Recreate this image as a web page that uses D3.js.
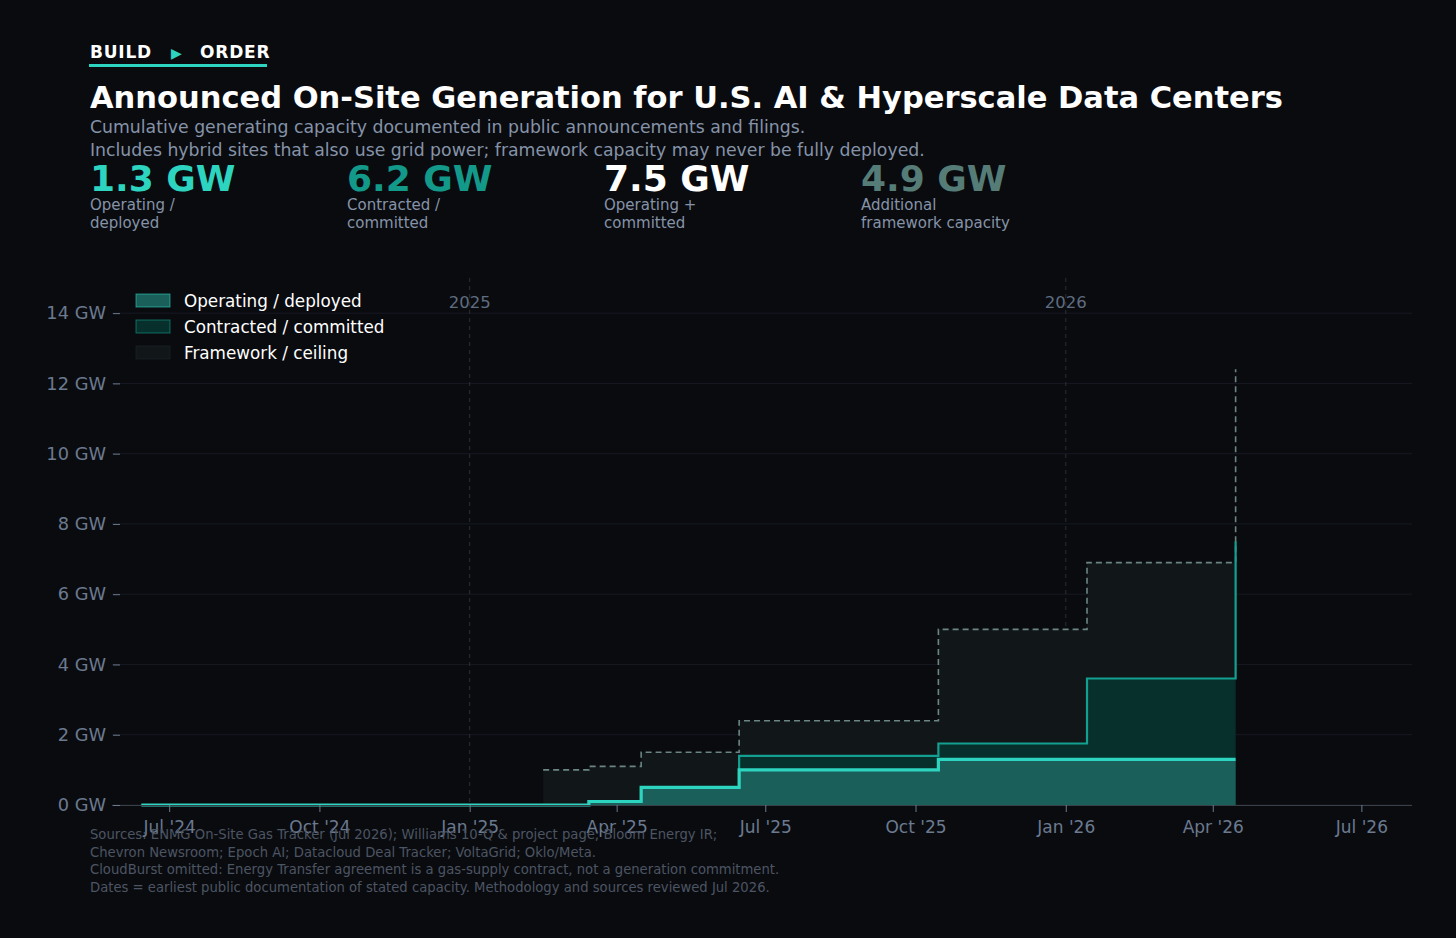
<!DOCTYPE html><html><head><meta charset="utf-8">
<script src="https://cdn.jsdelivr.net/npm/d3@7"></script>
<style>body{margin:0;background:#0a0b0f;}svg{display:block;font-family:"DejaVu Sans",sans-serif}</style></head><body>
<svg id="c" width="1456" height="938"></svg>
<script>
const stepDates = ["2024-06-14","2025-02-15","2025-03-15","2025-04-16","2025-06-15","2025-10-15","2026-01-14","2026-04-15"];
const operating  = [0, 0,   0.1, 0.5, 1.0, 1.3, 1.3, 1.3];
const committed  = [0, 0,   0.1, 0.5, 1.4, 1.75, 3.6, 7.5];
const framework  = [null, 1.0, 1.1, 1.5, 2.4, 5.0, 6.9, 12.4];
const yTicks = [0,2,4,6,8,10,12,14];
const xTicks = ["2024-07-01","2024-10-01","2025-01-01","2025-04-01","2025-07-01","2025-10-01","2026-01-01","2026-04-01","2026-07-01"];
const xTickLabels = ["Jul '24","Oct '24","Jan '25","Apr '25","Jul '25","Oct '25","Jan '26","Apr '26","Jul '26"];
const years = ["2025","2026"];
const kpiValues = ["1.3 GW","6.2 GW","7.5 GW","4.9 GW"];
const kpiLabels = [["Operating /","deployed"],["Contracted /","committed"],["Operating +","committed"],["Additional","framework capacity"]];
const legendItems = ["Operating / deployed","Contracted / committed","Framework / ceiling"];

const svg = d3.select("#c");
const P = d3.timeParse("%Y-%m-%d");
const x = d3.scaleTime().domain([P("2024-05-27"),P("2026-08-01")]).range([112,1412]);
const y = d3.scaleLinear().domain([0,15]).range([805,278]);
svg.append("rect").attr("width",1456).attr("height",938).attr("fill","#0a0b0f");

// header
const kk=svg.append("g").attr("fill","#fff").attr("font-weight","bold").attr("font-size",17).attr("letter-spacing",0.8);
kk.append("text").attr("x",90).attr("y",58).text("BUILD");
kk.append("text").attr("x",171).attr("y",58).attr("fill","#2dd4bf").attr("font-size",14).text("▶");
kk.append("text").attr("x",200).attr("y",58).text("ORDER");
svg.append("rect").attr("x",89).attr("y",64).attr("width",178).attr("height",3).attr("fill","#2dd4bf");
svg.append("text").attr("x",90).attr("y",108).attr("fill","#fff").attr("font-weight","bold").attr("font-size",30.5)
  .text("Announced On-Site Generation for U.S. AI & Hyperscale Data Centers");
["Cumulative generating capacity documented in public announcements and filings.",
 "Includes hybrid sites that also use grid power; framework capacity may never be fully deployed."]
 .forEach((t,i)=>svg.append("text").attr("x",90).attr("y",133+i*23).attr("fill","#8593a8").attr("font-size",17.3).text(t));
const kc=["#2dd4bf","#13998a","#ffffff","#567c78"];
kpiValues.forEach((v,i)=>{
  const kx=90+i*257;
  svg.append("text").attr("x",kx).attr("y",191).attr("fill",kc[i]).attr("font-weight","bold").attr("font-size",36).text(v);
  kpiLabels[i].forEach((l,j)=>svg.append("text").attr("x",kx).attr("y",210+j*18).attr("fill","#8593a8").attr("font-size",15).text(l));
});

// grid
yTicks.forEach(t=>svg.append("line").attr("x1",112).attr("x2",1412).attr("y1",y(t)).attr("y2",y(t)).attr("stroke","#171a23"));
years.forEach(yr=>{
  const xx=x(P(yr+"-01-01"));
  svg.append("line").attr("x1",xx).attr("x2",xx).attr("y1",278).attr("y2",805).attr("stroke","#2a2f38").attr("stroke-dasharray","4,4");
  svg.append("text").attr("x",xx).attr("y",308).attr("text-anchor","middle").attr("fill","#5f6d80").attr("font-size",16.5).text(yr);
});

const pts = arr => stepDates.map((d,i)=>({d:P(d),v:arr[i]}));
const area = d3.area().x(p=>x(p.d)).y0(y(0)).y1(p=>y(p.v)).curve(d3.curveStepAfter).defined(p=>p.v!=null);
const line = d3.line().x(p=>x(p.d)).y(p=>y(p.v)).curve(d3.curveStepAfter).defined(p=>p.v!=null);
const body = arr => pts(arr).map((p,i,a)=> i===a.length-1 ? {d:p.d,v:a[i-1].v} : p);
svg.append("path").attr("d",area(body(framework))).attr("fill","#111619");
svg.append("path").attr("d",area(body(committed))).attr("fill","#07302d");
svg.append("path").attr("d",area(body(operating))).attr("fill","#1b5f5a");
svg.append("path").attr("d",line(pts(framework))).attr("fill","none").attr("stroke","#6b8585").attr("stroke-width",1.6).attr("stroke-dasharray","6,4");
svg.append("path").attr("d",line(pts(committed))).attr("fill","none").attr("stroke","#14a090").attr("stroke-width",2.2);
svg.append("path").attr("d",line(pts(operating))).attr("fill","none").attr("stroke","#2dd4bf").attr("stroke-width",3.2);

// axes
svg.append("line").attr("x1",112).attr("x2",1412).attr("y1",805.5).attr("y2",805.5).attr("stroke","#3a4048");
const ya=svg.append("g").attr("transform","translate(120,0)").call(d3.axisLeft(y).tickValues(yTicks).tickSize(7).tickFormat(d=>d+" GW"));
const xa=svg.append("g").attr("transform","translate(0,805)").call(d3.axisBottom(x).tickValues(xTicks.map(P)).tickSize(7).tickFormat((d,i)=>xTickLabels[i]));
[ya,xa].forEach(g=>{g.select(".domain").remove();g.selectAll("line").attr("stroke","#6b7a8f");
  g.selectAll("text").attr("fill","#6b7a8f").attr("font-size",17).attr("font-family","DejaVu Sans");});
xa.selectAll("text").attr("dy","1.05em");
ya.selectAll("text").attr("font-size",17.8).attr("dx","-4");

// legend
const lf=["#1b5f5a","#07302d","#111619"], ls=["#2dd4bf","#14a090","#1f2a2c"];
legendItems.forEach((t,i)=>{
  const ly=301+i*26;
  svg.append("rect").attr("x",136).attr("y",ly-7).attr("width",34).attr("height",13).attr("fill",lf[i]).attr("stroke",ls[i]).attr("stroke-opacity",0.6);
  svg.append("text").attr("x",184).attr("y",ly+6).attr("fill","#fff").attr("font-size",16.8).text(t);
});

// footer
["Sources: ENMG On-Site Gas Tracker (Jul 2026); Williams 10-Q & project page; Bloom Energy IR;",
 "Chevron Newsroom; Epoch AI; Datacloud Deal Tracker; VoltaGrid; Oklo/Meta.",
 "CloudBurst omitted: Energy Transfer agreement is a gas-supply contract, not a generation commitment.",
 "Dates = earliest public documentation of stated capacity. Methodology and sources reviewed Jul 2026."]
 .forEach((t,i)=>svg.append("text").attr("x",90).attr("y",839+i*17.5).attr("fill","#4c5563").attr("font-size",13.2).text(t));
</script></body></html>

Stated goal: Replicate the material above verbatim; images stay out of the copy.

Expected output:
Recreate this image as a web page that uses D3.js.
<!DOCTYPE html><html><head><meta charset="utf-8">
<script src="https://cdn.jsdelivr.net/npm/d3@7"></script>
<style>body{margin:0;background:#0a0b0f;}svg{display:block;font-family:"DejaVu Sans",sans-serif}</style></head><body>
<svg id="c" width="1456" height="938"></svg>
<script>
const stepDates = ["2024-06-14","2025-02-15","2025-03-15","2025-04-16","2025-06-15","2025-10-15","2026-01-14","2026-04-15"];
const operating  = [0, 0,   0.1, 0.5, 1.0, 1.3, 1.3, 1.3];
const committed  = [0, 0,   0.1, 0.5, 1.4, 1.75, 3.6, 7.5];
const framework  = [null, 1.0, 1.1, 1.5, 2.4, 5.0, 6.9, 12.4];
const yTicks = [0,2,4,6,8,10,12,14];
const xTicks = ["2024-07-01","2024-10-01","2025-01-01","2025-04-01","2025-07-01","2025-10-01","2026-01-01","2026-04-01","2026-07-01"];
const xTickLabels = ["Jul '24","Oct '24","Jan '25","Apr '25","Jul '25","Oct '25","Jan '26","Apr '26","Jul '26"];
const years = ["2025","2026"];
const kpiValues = ["1.3 GW","6.2 GW","7.5 GW","4.9 GW"];
const kpiLabels = [["Operating /","deployed"],["Contracted /","committed"],["Operating +","committed"],["Additional","framework capacity"]];
const legendItems = ["Operating / deployed","Contracted / committed","Framework / ceiling"];

const svg = d3.select("#c");
const P = d3.timeParse("%Y-%m-%d");
const x = d3.scaleTime().domain([P("2024-05-27"),P("2026-08-01")]).range([112,1412]);
const y = d3.scaleLinear().domain([0,15]).range([805,278]);
svg.append("rect").attr("width",1456).attr("height",938).attr("fill","#0a0b0f");

// header
const kk=svg.append("g").attr("fill","#fff").attr("font-weight","bold").attr("font-size",17).attr("letter-spacing",0.8);
kk.append("text").attr("x",90).attr("y",58).text("BUILD");
kk.append("text").attr("x",171).attr("y",58).attr("fill","#2dd4bf").attr("font-size",14).text("▶");
kk.append("text").attr("x",200).attr("y",58).text("ORDER");
svg.append("rect").attr("x",89).attr("y",64).attr("width",178).attr("height",3).attr("fill","#2dd4bf");
svg.append("text").attr("x",90).attr("y",108).attr("fill","#fff").attr("font-weight","bold").attr("font-size",30.5)
  .text("Announced On-Site Generation for U.S. AI & Hyperscale Data Centers");
["Cumulative generating capacity documented in public announcements and filings.",
 "Includes hybrid sites that also use grid power; framework capacity may never be fully deployed."]
 .forEach((t,i)=>svg.append("text").attr("x",90).attr("y",133+i*23).attr("fill","#8593a8").attr("font-size",17.3).text(t));
const kc=["#2dd4bf","#13998a","#ffffff","#567c78"];
kpiValues.forEach((v,i)=>{
  const kx=90+i*257;
  svg.append("text").attr("x",kx).attr("y",191).attr("fill",kc[i]).attr("font-weight","bold").attr("font-size",36).text(v);
  kpiLabels[i].forEach((l,j)=>svg.append("text").attr("x",kx).attr("y",210+j*18).attr("fill","#8593a8").attr("font-size",15).text(l));
});

// grid
yTicks.forEach(t=>svg.append("line").attr("x1",112).attr("x2",1412).attr("y1",y(t)).attr("y2",y(t)).attr("stroke","#171a23"));
years.forEach(yr=>{
  const xx=x(P(yr+"-01-01"));
  svg.append("line").attr("x1",xx).attr("x2",xx).attr("y1",278).attr("y2",805).attr("stroke","#2a2f38").attr("stroke-dasharray","4,4");
  svg.append("text").attr("x",xx).attr("y",308).attr("text-anchor","middle").attr("fill","#5f6d80").attr("font-size",16.5).text(yr);
});

const pts = arr => stepDates.map((d,i)=>({d:P(d),v:arr[i]}));
const area = d3.area().x(p=>x(p.d)).y0(y(0)).y1(p=>y(p.v)).curve(d3.curveStepAfter).defined(p=>p.v!=null);
const line = d3.line().x(p=>x(p.d)).y(p=>y(p.v)).curve(d3.curveStepAfter).defined(p=>p.v!=null);
const body = arr => pts(arr).map((p,i,a)=> i===a.length-1 ? {d:p.d,v:a[i-1].v} : p);
svg.append("path").attr("d",area(body(framework))).attr("fill","#111619");
svg.append("path").attr("d",area(body(committed))).attr("fill","#07302d");
svg.append("path").attr("d",area(body(operating))).attr("fill","#1b5f5a");
svg.append("path").attr("d",line(pts(framework))).attr("fill","none").attr("stroke","#6b8585").attr("stroke-width",1.6).attr("stroke-dasharray","6,4");
svg.append("path").attr("d",line(pts(committed))).attr("fill","none").attr("stroke","#14a090").attr("stroke-width",2.2);
svg.append("path").attr("d",line(pts(operating))).attr("fill","none").attr("stroke","#2dd4bf").attr("stroke-width",3.2);

// axes
svg.append("line").attr("x1",112).attr("x2",1412).attr("y1",805.5).attr("y2",805.5).attr("stroke","#3a4048");
const ya=svg.append("g").attr("transform","translate(120,0)").call(d3.axisLeft(y).tickValues(yTicks).tickSize(7).tickFormat(d=>d+" GW"));
const xa=svg.append("g").attr("transform","translate(0,805)").call(d3.axisBottom(x).tickValues(xTicks.map(P)).tickSize(7).tickFormat((d,i)=>xTickLabels[i]));
[ya,xa].forEach(g=>{g.select(".domain").remove();g.selectAll("line").attr("stroke","#6b7a8f");
  g.selectAll("text").attr("fill","#6b7a8f").attr("font-size",17).attr("font-family","DejaVu Sans");});
xa.selectAll("text").attr("dy","1.05em");
ya.selectAll("text").attr("font-size",17.8).attr("dx","-4");

// legend
const lf=["#1b5f5a","#07302d","#111619"], ls=["#2dd4bf","#14a090","#1f2a2c"];
legendItems.forEach((t,i)=>{
  const ly=301+i*26;
  svg.append("rect").attr("x",136).attr("y",ly-7).attr("width",34).attr("height",13).attr("fill",lf[i]).attr("stroke",ls[i]).attr("stroke-opacity",0.6);
  svg.append("text").attr("x",184).attr("y",ly+6).attr("fill","#fff").attr("font-size",16.8).text(t);
});

// footer
["Sources: ENMG On-Site Gas Tracker (Jul 2026); Williams 10-Q & project page; Bloom Energy IR;",
 "Chevron Newsroom; Epoch AI; Datacloud Deal Tracker; VoltaGrid; Oklo/Meta.",
 "CloudBurst omitted: Energy Transfer agreement is a gas-supply contract, not a generation commitment.",
 "Dates = earliest public documentation of stated capacity. Methodology and sources reviewed Jul 2026."]
 .forEach((t,i)=>svg.append("text").attr("x",90).attr("y",839+i*17.5).attr("fill","#4c5563").attr("font-size",13.2).text(t));
</script></body></html>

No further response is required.